▶ _Exercise aim_
Count the lines below that include the word "seaborn" and write that number alone.

▶ _Data_
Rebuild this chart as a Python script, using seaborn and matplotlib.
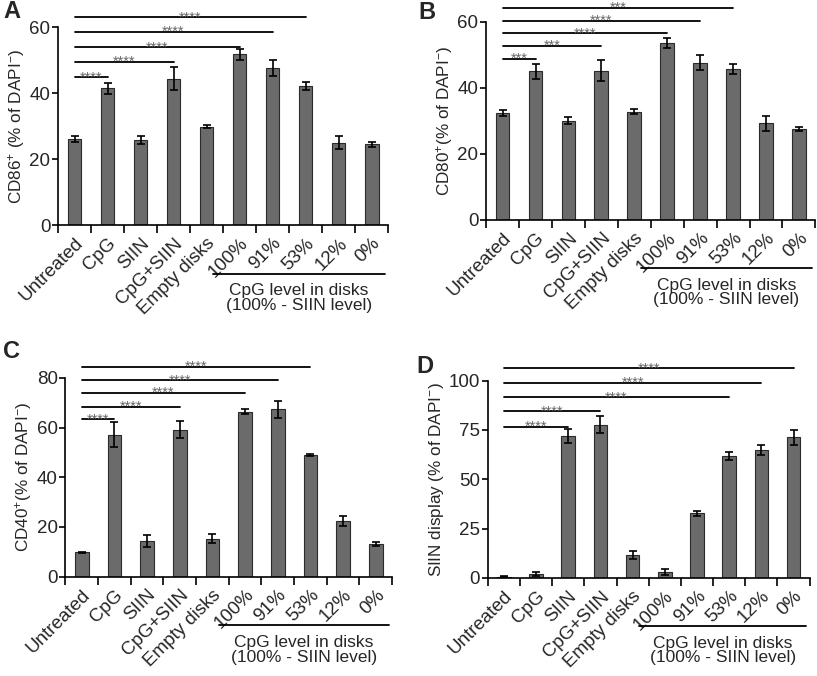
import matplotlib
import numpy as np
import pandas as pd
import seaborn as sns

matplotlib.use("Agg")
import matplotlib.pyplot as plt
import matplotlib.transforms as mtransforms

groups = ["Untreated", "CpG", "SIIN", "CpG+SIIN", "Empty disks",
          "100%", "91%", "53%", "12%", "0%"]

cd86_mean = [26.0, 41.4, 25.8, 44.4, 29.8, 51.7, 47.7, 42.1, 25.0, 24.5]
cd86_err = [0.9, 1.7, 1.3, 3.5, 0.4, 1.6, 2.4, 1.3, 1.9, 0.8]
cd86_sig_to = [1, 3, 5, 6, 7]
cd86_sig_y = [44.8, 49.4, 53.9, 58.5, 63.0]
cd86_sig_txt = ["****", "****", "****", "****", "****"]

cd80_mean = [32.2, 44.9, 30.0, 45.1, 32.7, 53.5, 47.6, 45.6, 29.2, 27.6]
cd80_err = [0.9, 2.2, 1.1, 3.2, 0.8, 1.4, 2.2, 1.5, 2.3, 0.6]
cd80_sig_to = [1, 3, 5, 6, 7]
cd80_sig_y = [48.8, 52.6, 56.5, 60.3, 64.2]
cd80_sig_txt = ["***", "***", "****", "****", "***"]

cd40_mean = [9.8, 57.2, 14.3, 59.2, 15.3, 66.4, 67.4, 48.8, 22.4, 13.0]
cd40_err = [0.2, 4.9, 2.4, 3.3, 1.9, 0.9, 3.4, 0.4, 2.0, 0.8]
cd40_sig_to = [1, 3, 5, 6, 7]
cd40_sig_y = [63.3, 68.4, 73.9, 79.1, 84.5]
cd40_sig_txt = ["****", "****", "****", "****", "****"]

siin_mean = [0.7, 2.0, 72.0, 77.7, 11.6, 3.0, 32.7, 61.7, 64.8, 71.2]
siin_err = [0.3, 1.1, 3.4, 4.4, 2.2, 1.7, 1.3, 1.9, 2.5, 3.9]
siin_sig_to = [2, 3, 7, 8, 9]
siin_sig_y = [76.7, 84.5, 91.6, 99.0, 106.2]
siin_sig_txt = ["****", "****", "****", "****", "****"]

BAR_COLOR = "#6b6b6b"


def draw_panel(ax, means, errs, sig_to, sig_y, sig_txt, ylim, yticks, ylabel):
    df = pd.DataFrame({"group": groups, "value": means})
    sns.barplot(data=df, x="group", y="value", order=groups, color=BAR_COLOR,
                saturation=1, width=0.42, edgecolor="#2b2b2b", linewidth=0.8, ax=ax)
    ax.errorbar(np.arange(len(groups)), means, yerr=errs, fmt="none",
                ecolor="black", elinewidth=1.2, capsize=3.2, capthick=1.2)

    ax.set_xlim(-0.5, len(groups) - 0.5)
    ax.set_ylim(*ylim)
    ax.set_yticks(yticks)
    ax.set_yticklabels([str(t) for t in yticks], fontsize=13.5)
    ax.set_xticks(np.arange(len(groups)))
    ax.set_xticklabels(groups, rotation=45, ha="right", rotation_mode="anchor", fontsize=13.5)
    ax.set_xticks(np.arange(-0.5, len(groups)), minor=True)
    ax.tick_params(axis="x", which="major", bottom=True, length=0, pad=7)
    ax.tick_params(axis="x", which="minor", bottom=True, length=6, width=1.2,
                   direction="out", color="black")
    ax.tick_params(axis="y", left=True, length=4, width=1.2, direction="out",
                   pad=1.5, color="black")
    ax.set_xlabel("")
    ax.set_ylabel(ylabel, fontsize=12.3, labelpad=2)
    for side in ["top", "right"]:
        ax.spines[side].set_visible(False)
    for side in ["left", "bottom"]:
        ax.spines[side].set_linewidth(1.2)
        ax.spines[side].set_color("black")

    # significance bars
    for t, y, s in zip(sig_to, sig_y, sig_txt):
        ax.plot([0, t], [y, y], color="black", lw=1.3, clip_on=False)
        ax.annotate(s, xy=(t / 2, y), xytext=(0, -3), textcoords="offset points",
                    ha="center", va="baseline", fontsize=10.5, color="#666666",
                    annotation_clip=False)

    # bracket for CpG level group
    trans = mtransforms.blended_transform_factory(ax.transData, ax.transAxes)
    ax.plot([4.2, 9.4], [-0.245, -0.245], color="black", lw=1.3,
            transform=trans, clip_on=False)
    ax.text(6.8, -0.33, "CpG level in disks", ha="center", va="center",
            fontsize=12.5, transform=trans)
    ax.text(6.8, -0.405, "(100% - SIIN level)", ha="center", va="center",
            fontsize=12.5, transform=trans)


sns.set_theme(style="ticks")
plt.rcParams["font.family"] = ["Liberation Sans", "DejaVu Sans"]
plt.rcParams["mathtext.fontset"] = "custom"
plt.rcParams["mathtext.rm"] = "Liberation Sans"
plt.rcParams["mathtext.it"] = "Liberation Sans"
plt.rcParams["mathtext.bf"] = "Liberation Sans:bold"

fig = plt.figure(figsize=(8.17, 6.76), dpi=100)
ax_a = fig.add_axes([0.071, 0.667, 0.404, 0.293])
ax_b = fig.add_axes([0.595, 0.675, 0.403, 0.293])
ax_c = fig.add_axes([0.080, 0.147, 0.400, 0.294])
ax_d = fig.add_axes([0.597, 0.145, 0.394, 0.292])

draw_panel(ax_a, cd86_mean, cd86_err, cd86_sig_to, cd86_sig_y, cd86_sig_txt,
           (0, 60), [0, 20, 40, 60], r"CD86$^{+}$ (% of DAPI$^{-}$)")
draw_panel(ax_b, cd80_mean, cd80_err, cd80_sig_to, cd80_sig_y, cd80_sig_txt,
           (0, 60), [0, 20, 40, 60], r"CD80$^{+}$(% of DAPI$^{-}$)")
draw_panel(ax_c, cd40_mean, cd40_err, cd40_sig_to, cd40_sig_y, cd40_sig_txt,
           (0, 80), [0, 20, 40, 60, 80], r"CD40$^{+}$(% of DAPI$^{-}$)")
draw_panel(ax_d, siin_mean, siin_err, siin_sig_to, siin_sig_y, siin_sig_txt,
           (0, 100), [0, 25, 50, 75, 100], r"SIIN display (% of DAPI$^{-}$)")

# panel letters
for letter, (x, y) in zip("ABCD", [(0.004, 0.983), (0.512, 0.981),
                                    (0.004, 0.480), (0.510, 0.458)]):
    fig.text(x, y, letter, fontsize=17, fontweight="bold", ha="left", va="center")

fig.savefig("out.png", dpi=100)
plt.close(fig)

▶ _Reply_
2